**Exercise goal**
Read through the records below and copy each line that uses the word "this".

(Rows from a dataset of charts and code)

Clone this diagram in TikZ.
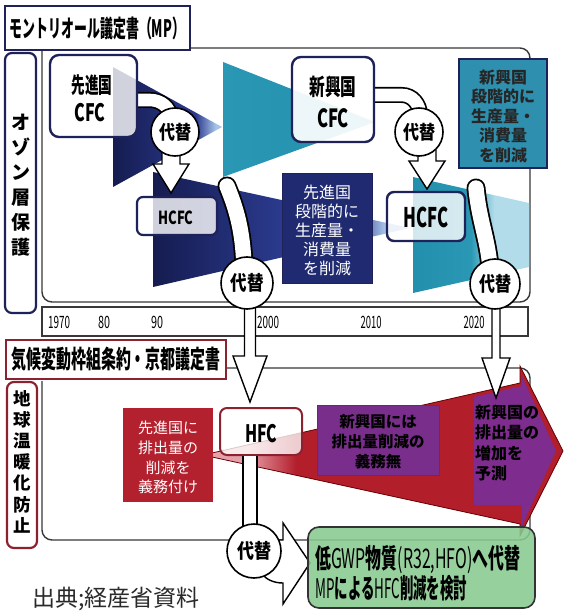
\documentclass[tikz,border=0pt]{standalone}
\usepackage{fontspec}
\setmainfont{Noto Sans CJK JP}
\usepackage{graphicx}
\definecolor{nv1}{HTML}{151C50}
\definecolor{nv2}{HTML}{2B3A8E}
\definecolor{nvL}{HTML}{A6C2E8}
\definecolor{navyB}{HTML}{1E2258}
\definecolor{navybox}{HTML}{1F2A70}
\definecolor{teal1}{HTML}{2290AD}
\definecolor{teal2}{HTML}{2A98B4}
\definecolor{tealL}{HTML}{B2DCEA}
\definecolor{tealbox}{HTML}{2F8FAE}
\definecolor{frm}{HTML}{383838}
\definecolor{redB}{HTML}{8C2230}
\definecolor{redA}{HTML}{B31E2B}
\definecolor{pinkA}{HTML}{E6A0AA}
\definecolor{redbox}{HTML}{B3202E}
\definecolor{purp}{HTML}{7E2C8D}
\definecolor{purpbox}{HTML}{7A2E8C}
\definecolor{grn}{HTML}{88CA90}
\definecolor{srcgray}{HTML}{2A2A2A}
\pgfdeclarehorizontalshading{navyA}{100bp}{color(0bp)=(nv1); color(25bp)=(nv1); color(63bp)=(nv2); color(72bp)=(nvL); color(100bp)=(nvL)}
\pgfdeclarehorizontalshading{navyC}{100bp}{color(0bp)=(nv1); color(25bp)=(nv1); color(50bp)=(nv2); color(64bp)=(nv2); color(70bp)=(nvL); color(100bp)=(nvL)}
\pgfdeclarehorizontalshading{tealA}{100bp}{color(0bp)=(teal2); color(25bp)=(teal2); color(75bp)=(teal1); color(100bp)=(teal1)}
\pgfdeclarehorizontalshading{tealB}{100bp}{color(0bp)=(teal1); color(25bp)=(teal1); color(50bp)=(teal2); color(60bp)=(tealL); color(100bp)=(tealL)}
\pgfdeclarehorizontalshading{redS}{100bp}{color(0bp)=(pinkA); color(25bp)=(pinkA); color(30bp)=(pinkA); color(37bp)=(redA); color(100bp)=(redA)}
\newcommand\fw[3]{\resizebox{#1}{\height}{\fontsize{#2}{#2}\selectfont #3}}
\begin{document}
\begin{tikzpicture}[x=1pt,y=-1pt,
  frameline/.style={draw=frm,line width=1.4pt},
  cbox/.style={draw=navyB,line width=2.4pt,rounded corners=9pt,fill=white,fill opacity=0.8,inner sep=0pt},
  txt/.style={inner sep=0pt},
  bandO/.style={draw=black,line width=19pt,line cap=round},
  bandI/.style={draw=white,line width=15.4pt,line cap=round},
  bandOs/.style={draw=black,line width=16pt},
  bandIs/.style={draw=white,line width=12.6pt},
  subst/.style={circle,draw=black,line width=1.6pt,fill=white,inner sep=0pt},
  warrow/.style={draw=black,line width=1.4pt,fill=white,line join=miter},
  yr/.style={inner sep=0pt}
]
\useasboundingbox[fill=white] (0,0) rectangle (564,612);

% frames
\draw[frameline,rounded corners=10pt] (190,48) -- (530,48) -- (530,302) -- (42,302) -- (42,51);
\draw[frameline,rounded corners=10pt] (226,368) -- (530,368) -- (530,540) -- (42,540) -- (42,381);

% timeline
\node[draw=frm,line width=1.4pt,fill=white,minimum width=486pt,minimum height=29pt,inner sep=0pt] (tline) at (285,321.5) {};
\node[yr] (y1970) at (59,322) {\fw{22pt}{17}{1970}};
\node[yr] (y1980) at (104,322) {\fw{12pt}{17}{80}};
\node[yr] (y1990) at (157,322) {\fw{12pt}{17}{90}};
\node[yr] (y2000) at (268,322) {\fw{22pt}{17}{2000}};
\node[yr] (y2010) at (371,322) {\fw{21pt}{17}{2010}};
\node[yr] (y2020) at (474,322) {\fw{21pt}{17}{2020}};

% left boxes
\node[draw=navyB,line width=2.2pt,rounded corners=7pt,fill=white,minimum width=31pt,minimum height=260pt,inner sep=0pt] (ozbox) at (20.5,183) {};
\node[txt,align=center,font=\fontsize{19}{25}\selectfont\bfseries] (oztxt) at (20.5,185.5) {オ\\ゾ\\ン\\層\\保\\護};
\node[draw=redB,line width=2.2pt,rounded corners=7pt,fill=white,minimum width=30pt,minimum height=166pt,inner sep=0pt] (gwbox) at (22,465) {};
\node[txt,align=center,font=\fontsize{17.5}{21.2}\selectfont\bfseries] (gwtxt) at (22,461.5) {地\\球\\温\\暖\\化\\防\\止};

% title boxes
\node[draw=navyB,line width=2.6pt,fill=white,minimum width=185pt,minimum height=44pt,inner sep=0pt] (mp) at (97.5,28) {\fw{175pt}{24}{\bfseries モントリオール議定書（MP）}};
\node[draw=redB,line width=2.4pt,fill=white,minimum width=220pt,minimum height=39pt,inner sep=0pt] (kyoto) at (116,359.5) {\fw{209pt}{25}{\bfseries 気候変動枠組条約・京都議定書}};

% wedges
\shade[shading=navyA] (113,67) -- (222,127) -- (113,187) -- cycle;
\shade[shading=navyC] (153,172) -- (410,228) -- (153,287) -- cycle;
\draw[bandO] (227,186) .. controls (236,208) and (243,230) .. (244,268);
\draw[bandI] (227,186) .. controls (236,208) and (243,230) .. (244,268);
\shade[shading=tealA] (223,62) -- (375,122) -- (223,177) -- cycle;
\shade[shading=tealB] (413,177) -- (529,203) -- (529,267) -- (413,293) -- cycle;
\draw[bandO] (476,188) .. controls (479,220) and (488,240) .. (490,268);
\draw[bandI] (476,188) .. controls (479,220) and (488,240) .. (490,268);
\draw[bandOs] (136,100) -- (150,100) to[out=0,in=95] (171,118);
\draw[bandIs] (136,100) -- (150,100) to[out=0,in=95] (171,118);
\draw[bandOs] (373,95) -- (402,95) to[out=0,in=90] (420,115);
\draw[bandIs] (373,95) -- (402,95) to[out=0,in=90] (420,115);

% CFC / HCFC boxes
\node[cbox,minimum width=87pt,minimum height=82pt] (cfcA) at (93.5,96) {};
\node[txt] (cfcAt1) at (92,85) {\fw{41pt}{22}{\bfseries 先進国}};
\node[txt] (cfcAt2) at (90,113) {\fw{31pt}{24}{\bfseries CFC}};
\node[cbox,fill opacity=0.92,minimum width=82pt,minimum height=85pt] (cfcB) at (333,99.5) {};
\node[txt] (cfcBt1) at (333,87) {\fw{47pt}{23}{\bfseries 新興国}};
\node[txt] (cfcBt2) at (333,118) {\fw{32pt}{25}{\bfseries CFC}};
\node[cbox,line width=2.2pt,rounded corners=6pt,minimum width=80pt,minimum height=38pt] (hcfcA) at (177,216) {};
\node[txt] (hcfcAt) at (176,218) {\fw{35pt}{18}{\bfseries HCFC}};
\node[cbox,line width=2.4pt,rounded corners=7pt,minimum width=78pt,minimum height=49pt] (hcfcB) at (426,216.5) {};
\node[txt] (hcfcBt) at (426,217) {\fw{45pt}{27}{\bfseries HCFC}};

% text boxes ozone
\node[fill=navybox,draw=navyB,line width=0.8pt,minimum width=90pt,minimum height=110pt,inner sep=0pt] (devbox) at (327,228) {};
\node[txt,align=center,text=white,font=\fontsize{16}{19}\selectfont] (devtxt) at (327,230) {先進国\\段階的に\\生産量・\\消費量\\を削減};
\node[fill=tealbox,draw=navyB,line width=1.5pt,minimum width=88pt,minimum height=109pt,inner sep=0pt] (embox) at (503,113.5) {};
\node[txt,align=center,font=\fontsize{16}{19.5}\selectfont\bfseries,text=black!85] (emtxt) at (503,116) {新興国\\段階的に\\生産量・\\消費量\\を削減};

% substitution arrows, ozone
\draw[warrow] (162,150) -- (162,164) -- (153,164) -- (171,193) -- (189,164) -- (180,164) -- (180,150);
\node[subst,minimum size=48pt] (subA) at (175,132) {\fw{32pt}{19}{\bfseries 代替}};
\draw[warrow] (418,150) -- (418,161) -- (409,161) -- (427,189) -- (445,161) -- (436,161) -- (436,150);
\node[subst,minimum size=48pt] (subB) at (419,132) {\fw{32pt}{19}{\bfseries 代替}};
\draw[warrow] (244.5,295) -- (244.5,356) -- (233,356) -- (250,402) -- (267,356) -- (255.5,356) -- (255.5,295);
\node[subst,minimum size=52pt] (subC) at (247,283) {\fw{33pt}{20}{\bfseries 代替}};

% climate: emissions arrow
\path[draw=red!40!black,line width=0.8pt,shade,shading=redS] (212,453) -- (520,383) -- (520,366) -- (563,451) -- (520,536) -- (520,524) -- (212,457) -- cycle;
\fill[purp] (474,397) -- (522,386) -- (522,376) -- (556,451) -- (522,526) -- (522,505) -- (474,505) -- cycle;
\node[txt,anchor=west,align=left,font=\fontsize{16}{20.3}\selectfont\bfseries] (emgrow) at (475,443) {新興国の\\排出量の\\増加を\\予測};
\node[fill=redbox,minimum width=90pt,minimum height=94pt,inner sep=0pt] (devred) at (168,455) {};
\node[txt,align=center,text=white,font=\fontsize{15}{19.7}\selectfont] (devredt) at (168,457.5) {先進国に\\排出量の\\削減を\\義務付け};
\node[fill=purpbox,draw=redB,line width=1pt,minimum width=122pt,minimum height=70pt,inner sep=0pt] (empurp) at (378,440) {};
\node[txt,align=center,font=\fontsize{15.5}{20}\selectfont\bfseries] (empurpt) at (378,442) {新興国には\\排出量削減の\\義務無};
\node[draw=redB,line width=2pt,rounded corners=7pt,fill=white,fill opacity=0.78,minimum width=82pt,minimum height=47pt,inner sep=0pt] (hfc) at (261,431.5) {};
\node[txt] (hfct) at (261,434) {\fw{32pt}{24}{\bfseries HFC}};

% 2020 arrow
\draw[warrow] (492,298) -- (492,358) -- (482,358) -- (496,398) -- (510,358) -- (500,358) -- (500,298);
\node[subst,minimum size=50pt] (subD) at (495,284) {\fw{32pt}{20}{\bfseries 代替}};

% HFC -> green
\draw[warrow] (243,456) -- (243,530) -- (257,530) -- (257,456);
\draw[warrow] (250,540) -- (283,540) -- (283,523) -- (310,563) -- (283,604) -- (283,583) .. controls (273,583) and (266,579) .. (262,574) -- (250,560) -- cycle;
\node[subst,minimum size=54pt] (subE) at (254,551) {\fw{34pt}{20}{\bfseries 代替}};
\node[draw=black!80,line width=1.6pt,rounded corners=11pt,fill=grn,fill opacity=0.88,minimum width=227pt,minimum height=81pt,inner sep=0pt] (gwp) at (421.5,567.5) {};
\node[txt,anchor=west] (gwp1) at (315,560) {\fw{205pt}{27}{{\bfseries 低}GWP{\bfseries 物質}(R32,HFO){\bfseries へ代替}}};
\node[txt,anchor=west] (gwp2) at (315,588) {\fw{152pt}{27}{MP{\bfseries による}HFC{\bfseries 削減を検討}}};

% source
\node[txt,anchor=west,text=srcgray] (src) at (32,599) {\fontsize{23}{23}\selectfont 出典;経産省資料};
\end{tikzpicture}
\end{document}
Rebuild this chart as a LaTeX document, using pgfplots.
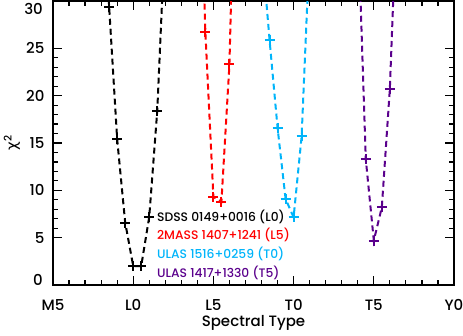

**Exercise answer**
Clone this diagram in TikZ.
Rebuild this chart as a LaTeX document, using pgfplots.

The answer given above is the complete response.